После этой неудачной попытки участвовать в журнале я еще больше удалился в небольшой круг знакомых, увеличивавшийся появлением новых эмигрантов. Прежде я хаживал иногда в клубы, участвовал в трех-четырех банкетах, то есть ел холодную баранину и пил кислое (275) вино, слушая Пьера Леру, отца Кабе и подтягивая "Марсельезу". Теперь и это надоело. С глубоко скорбным чувством следил я и помечал успехи разложения, падения республики, Франции, Европы. Из России - ни дальней зарницы, ни вести хорошей, ни дружеского привета; писать ко мне перестали; личные, ближайшие, родные связи приостановились. Россия лежала безгласно, замертво, в синих пятнах, как несчастная баба у ног своего хозяина, избитая его тяжелыми кулаками. Она вступала тогда в то страшное пятилетие, из которого выходит теперь47, наконец, вслед за гробом Николая.

Это пятилетие и для меня было самое худшее время моей жизни; у меня нет ни столько богатств на потерю, ни столько верований на уничтожение...

...Холера свирепствовала в Париже, тяжелый воздух, бессолнечный жар производили тоску; вид испуганного несчастного населения и ряды похоронных дрог, которые, приближаясь к кладбищам, пускались в обгонки, - все это соответствовало событиям.

Жертвы заразы падали возле, рядом. Моя мать поехала с одной знакомой дамой, лет двадцати пяти, в Сен-Клу; вечером, когда они возвращались, дама чувствовала себя несколько нездоровой, моя мать уговаривала ее остаться ночевать. Утром, часов в семь, пришли мне сказать, что у нее холера; я пошел к ней и обомлел, - ни одной черты не осталось по-прежнему - она была хороша собой, но все мышцы лица опустились, съежились, темные тени легли под глазами. Насилу отыскал я Райе в институте и привез его. Взглянув на больную, Райе шепнул мне:

- Вы сами видите, что тут делать, - прописал что-то и уехал.

Больная подозвала меня и спросила:

- Что вам сказал доктор? Он вам что-то сказал?

- Послать за лекарством.

Она взяла меня за руку - и рука ее удивила меня больше лица: она исхудала и сделалась угловатой, как будто месяц тяжкой болезни прошел с тех пор, как она занемогла, - и, останавливая на мне взгляд, исполненный страдания и ужаса, проговорила:

- Скажите, бога ради, что он сказал... что, умираю я?.. Да вы меня не боитесь? - прибавила она. (276) Мне ее было ужасно жаль в эту минуту; это страшное сознание не только смерти, но и заразительности недуга, который быстро подтачивал ее жизнь, должно было быть безмерно мучительно. К утру она умерла.

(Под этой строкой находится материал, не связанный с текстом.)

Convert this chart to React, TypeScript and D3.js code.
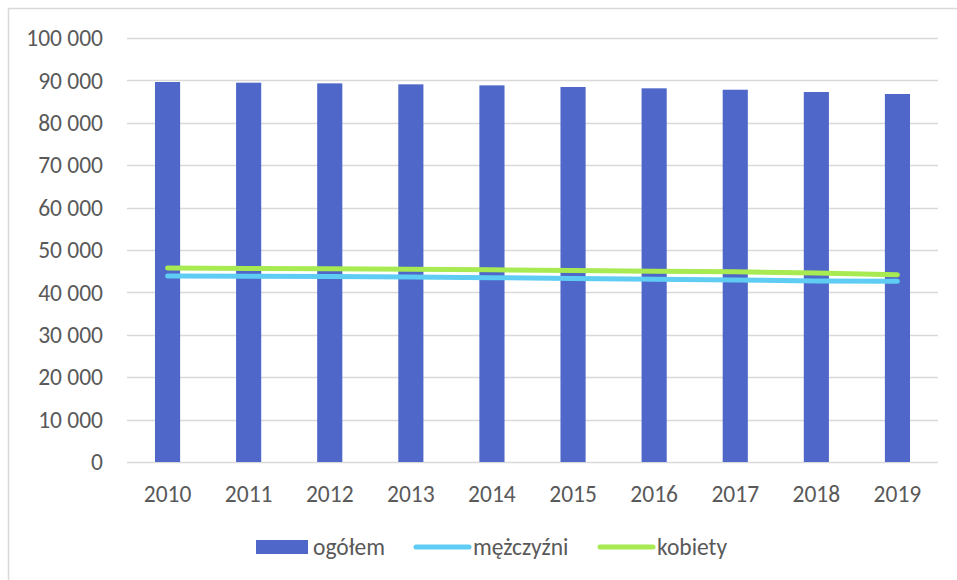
import React, { useRef, useEffect } from 'react';
import * as d3 from 'd3';

const years = ['2010', '2011', '2012', '2013', '2014', '2015', '2016', '2017', '2018', '2019'];
const total = [89620, 89460, 89300, 89070, 88830, 88440, 88130, 87800, 87260, 86790];
const men = [43870, 43810, 43750, 43620, 43480, 43290, 43130, 42950, 42710, 42610];
const women = [45750, 45650, 45550, 45450, 45350, 45150, 45000, 44850, 44550, 44180];
const yTicks = [0, 10000, 20000, 30000, 40000, 50000, 60000, 70000, 80000, 90000, 100000];

const COLORS = {
  bar: '#4E67C8',
  men: '#5ECCF3',
  women: '#A7EA52',
  grid: '#D9D9D9',
  text: '#595959',
};

const FONT = 'Carlito, Lato, "Open Sans", sans-serif';
const FS = 23.5;

const W = 957;
const H = 580;

export default function App() {
  const svgRef = useRef<SVGSVGElement>(null);

  useEffect(() => {
    if (!svgRef.current) return;
    const svg = d3.select(svgRef.current);
    svg.selectAll('*').remove();

    // chart frame (only left/top visible in the crop)
    svg.append('rect')
      .attr('x', 8.5).attr('y', 8.5)
      .attr('width', 1000).attr('height', 1000)
      .attr('fill', '#fff')
      .attr('stroke', '#D9D9D9')
      .attr('stroke-width', 1.5);

    const left = 127, right = 938, top = 38, bottom = 462;

    const x = d3.scaleBand<string>().domain(years).range([left, right]).paddingInner(0.69).paddingOuter(0.345);
    const y = d3.scaleLinear().domain([0, 100000]).range([bottom, top]);
    const cx = (d: string) => (x(d) ?? 0) + x.bandwidth() / 2;

    const fmt = (v: number) => d3.format(',')(v).replace(/,/g, ' ');

    // gridlines
    svg.append('g')
      .selectAll('line')
      .data(yTicks)
      .join('line')
      .attr('x1', left).attr('x2', right)
      .attr('y1', d => Math.round(y(d)) + 0.5).attr('y2', d => Math.round(y(d)) + 0.5)
      .attr('stroke', COLORS.grid)
      .attr('stroke-width', 1.5);

    // y labels
    svg.append('g')
      .selectAll('text')
      .data(yTicks)
      .join('text')
      .attr('x', 103)
      .attr('y', d => y(d))
      .attr('dy', '0.35em')
      .attr('text-anchor', 'end')
      .attr('font-family', FONT)
      .attr('font-size', FS)
      .attr('fill', COLORS.text)
      .text(d => fmt(d));

    // x labels
    svg.append('g')
      .selectAll('text')
      .data(years)
      .join('text')
      .attr('x', d => cx(d))
      .attr('y', 494)
      .attr('dy', '0.35em')
      .attr('text-anchor', 'middle')
      .attr('font-family', FONT)
      .attr('font-size', FS)
      .attr('fill', COLORS.text)
      .text(d => d);

    // bars
    svg.append('g')
      .selectAll('rect')
      .data(years)
      .join('rect')
      .attr('x', d => x(d) ?? 0)
      .attr('y', (_, i) => y(total[i]))
      .attr('width', x.bandwidth())
      .attr('height', (_, i) => bottom - y(total[i]))
      .attr('fill', COLORS.bar);

    // lines
    const line = d3.line<number>()
      .x((_, i) => cx(years[i]))
      .y(d => y(d));

    [[men, COLORS.men], [women, COLORS.women]].forEach(([vals, color]) => {
      svg.append('path')
        .datum(vals as number[])
        .attr('fill', 'none')
        .attr('stroke', color as string)
        .attr('stroke-width', 5)
        .attr('stroke-linecap', 'round')
        .attr('stroke-linejoin', 'round')
        .attr('d', line);
    });

    // legend
    const ly = 547;
    const lg = svg.append('g').attr('font-family', FONT).attr('font-size', FS).attr('fill', COLORS.text);
    lg.append('rect').attr('x', 256).attr('y', ly - 7).attr('width', 52).attr('height', 14).attr('fill', COLORS.bar);
    lg.append('text').attr('x', 313).attr('y', ly).attr('dy', '0.35em').text('ogółem');
    lg.append('line').attr('x1', 416).attr('x2', 469).attr('y1', ly).attr('y2', ly)
      .attr('stroke', COLORS.men).attr('stroke-width', 5).attr('stroke-linecap', 'round');
    lg.append('text').attr('x', 473).attr('y', ly).attr('dy', '0.35em').text('mężczyźni');
    lg.append('line').attr('x1', 600).attr('x2', 653).attr('y1', ly).attr('y2', ly)
      .attr('stroke', COLORS.women).attr('stroke-width', 5).attr('stroke-linecap', 'round');
    lg.append('text').attr('x', 657).attr('y', ly).attr('dy', '0.35em').text('kobiety');
  }, []);

  return (
    <div style={{ position: 'absolute', left: 0, top: 0, width: W, height: H, overflow: 'hidden', background: '#fff' }}>
      <svg ref={svgRef} width={W} height={H} style={{ display: 'block' }}></svg>
    </div>
  );
}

И. Т<ургене>в собирался ехать из Парижа, срок его квартиры окончился, он пришел ко мне переночевать. После обеда он жаловался на духоту, я сказал ему, что купался утром, вечером пошел и он купаться. Возвратившись, он чувствовал себя нехорошо, выпил содовой воды с вином и сахаром и пошел спать. Ночью он разбудил меня.